* [What to work on]:
Copy out all the lines exactly. Omit pictures.
--- start of Data provided ---
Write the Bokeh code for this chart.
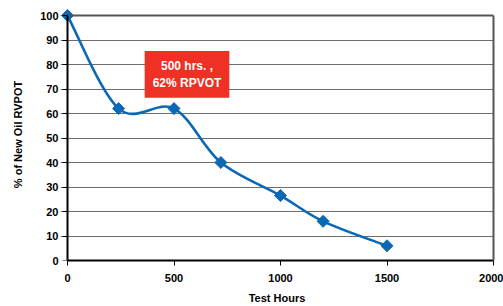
import numpy as np
from bokeh.plotting import figure
from bokeh.models import Label, FixedTicker, Range1d, LinearAxis
from bokeh.embed import file_html
from bokeh.resources import INLINE

hours = [0, 240, 500, 720, 1000, 1200, 1500]
rvpot = [100, 62, 62, 40, 26.5, 16, 6]
x_ticks = [0, 500, 1000, 1500, 2000]
y_ticks = list(range(0, 101, 10))

FONT = "Liberation Sans"
BLUE = "#0a68b4"
X_MAX, Y_MAX = 2000, 100
X_PAD, Y_PAD = 33, 2.86   # room so the corner marker is not clipped

p = figure(width=503, height=306, output_backend="svg", toolbar_location=None,
           x_range=Range1d(-X_PAD, X_MAX), y_range=Range1d(0, Y_MAX + Y_PAD),
           min_border_left=60, min_border_right=10, min_border_top=8, min_border_bottom=46)

# smoothed line (Catmull-Rom -> cubic Bezier, like a spreadsheet smoothed line)
P = np.column_stack([hours, rvpot]).astype(float)
Pe = np.vstack([P[0], P, P[-1]])
x0, y0, x1, y1, cx0, cy0, cx1, cy1 = ([] for _ in range(8))
for i in range(len(P) - 1):
    a, b, c, d = Pe[i], Pe[i + 1], Pe[i + 2], Pe[i + 3]
    c1 = b + (c - a) / 6.0
    c2 = c - (d - b) / 6.0
    x0.append(b[0]); y0.append(b[1]); x1.append(c[0]); y1.append(c[1])
    cx0.append(c1[0]); cy0.append(c1[1]); cx1.append(c2[0]); cy1.append(c2[1])
p.bezier(x0=x0, y0=y0, x1=x1, y1=y1, cx0=cx0, cy0=cy0, cx1=cx1, cy1=cy1,
         line_color=BLUE, line_width=2.6)
p.scatter(hours, rvpot, marker="square", angle=np.pi / 4, size=8.5, color=BLUE)

# axes: main axes give labels
for ax in (p.xaxis[0], p.yaxis[0]):
    ax.axis_line_color = "black"
    ax.axis_line_width = 2
    ax.major_tick_line_color = "black"
    ax.major_tick_line_width = 1
    ax.major_tick_in = 0
    ax.minor_tick_line_color = None
    ax.major_label_text_font = FONT
    ax.major_label_text_font_style = "bold"
    ax.major_label_text_font_size = "11px"
    ax.major_label_text_color = "black"
    ax.axis_label_text_font = FONT
    ax.axis_label_text_font_style = "bold"
    ax.axis_label_text_font_size = "11px"
    ax.axis_label_text_color = "black"
p.xaxis.ticker = FixedTicker(ticks=x_ticks)
p.yaxis.ticker = FixedTicker(ticks=y_ticks)
p.xaxis.bounds = (0, X_MAX)
p.yaxis.axis_line_color = None
p.yaxis.major_tick_line_color = None
p.yaxis.major_tick_out = 0
p.xaxis.major_tick_out = 5
p.xaxis.major_label_standoff = 8
p.yaxis.major_label_standoff = 2
p.xaxis.axis_label = "Test Hours"
p.yaxis.axis_label = "% of New Oil RVPOT"
p.xaxis.axis_label_standoff = 7
p.yaxis.axis_label_standoff = 13

# left axis line + ticks drawn at x = 0 (ticks as minor ticks, so no labels)
yline = LinearAxis(fixed_location=0, bounds=(0, Y_MAX), axis_line_color="black",
                   axis_line_width=2, major_tick_line_color=None,
                   minor_tick_line_color="black", minor_tick_out=5, minor_tick_in=0,
                   minor_tick_line_width=1,
                   ticker=FixedTicker(ticks=[], minor_ticks=y_ticks))
p.add_layout(yline, "left")

# top and right borders of the plot box
top = LinearAxis(fixed_location=Y_MAX, bounds=(0, X_MAX), axis_line_color="#555555",
                 axis_line_width=2, major_tick_line_color=None, minor_tick_line_color=None,
                 ticker=FixedTicker(ticks=[]))
right = LinearAxis(bounds=(0, Y_MAX), axis_line_color="#555555", axis_line_width=2,
                   major_tick_line_color=None, minor_tick_line_color=None,
                   ticker=FixedTicker(ticks=[]))
p.add_layout(top, "above")
p.add_layout(right, "right")

p.xgrid.grid_line_color = None
p.ygrid.ticker = FixedTicker(ticks=y_ticks)
p.ygrid.grid_line_color = "#6e6e6e"
p.ygrid.grid_line_width = 1
p.outline_line_color = None
p.background_fill_color = "white"
p.border_fill_color = "white"

p.add_layout(Label(x=561, y=76, text="500 hrs. ,\n62% RPVOT", text_align="center",
                   text_baseline="middle", text_font=FONT, text_font_style="bold",
                   text_font_size="12px", text_color="white",
                   background_fill_color="#ee3124", padding=8))

open("out.html", "w").write(file_html(p, INLINE))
--- end of Data provided ---
* [Expected answer]:
Write the Bokeh code for this chart.
import numpy as np
from bokeh.plotting import figure
from bokeh.models import Label, FixedTicker, Range1d, LinearAxis
from bokeh.embed import file_html
from bokeh.resources import INLINE

hours = [0, 240, 500, 720, 1000, 1200, 1500]
rvpot = [100, 62, 62, 40, 26.5, 16, 6]
x_ticks = [0, 500, 1000, 1500, 2000]
y_ticks = list(range(0, 101, 10))

FONT = "Liberation Sans"
BLUE = "#0a68b4"
X_MAX, Y_MAX = 2000, 100
X_PAD, Y_PAD = 33, 2.86   # room so the corner marker is not clipped

p = figure(width=503, height=306, output_backend="svg", toolbar_location=None,
           x_range=Range1d(-X_PAD, X_MAX), y_range=Range1d(0, Y_MAX + Y_PAD),
           min_border_left=60, min_border_right=10, min_border_top=8, min_border_bottom=46)

# smoothed line (Catmull-Rom -> cubic Bezier, like a spreadsheet smoothed line)
P = np.column_stack([hours, rvpot]).astype(float)
Pe = np.vstack([P[0], P, P[-1]])
x0, y0, x1, y1, cx0, cy0, cx1, cy1 = ([] for _ in range(8))
for i in range(len(P) - 1):
    a, b, c, d = Pe[i], Pe[i + 1], Pe[i + 2], Pe[i + 3]
    c1 = b + (c - a) / 6.0
    c2 = c - (d - b) / 6.0
    x0.append(b[0]); y0.append(b[1]); x1.append(c[0]); y1.append(c[1])
    cx0.append(c1[0]); cy0.append(c1[1]); cx1.append(c2[0]); cy1.append(c2[1])
p.bezier(x0=x0, y0=y0, x1=x1, y1=y1, cx0=cx0, cy0=cy0, cx1=cx1, cy1=cy1,
         line_color=BLUE, line_width=2.6)
p.scatter(hours, rvpot, marker="square", angle=np.pi / 4, size=8.5, color=BLUE)

# axes: main axes give labels
for ax in (p.xaxis[0], p.yaxis[0]):
    ax.axis_line_color = "black"
    ax.axis_line_width = 2
    ax.major_tick_line_color = "black"
    ax.major_tick_line_width = 1
    ax.major_tick_in = 0
    ax.minor_tick_line_color = None
    ax.major_label_text_font = FONT
    ax.major_label_text_font_style = "bold"
    ax.major_label_text_font_size = "11px"
    ax.major_label_text_color = "black"
    ax.axis_label_text_font = FONT
    ax.axis_label_text_font_style = "bold"
    ax.axis_label_text_font_size = "11px"
    ax.axis_label_text_color = "black"
p.xaxis.ticker = FixedTicker(ticks=x_ticks)
p.yaxis.ticker = FixedTicker(ticks=y_ticks)
p.xaxis.bounds = (0, X_MAX)
p.yaxis.axis_line_color = None
p.yaxis.major_tick_line_color = None
p.yaxis.major_tick_out = 0
p.xaxis.major_tick_out = 5
p.xaxis.major_label_standoff = 8
p.yaxis.major_label_standoff = 2
p.xaxis.axis_label = "Test Hours"
p.yaxis.axis_label = "% of New Oil RVPOT"
p.xaxis.axis_label_standoff = 7
p.yaxis.axis_label_standoff = 13

# left axis line + ticks drawn at x = 0 (ticks as minor ticks, so no labels)
yline = LinearAxis(fixed_location=0, bounds=(0, Y_MAX), axis_line_color="black",
                   axis_line_width=2, major_tick_line_color=None,
                   minor_tick_line_color="black", minor_tick_out=5, minor_tick_in=0,
                   minor_tick_line_width=1,
                   ticker=FixedTicker(ticks=[], minor_ticks=y_ticks))
p.add_layout(yline, "left")

# top and right borders of the plot box
top = LinearAxis(fixed_location=Y_MAX, bounds=(0, X_MAX), axis_line_color="#555555",
                 axis_line_width=2, major_tick_line_color=None, minor_tick_line_color=None,
                 ticker=FixedTicker(ticks=[]))
right = LinearAxis(bounds=(0, Y_MAX), axis_line_color="#555555", axis_line_width=2,
                   major_tick_line_color=None, minor_tick_line_color=None,
                   ticker=FixedTicker(ticks=[]))
p.add_layout(top, "above")
p.add_layout(right, "right")

p.xgrid.grid_line_color = None
p.ygrid.ticker = FixedTicker(ticks=y_ticks)
p.ygrid.grid_line_color = "#6e6e6e"
p.ygrid.grid_line_width = 1
p.outline_line_color = None
p.background_fill_color = "white"
p.border_fill_color = "white"

p.add_layout(Label(x=561, y=76, text="500 hrs. ,\n62% RPVOT", text_align="center",
                   text_baseline="middle", text_font=FONT, text_font_style="bold",
                   text_font_size="12px", text_color="white",
                   background_fill_color="#ee3124", padding=8))

open("out.html", "w").write(file_html(p, INLINE))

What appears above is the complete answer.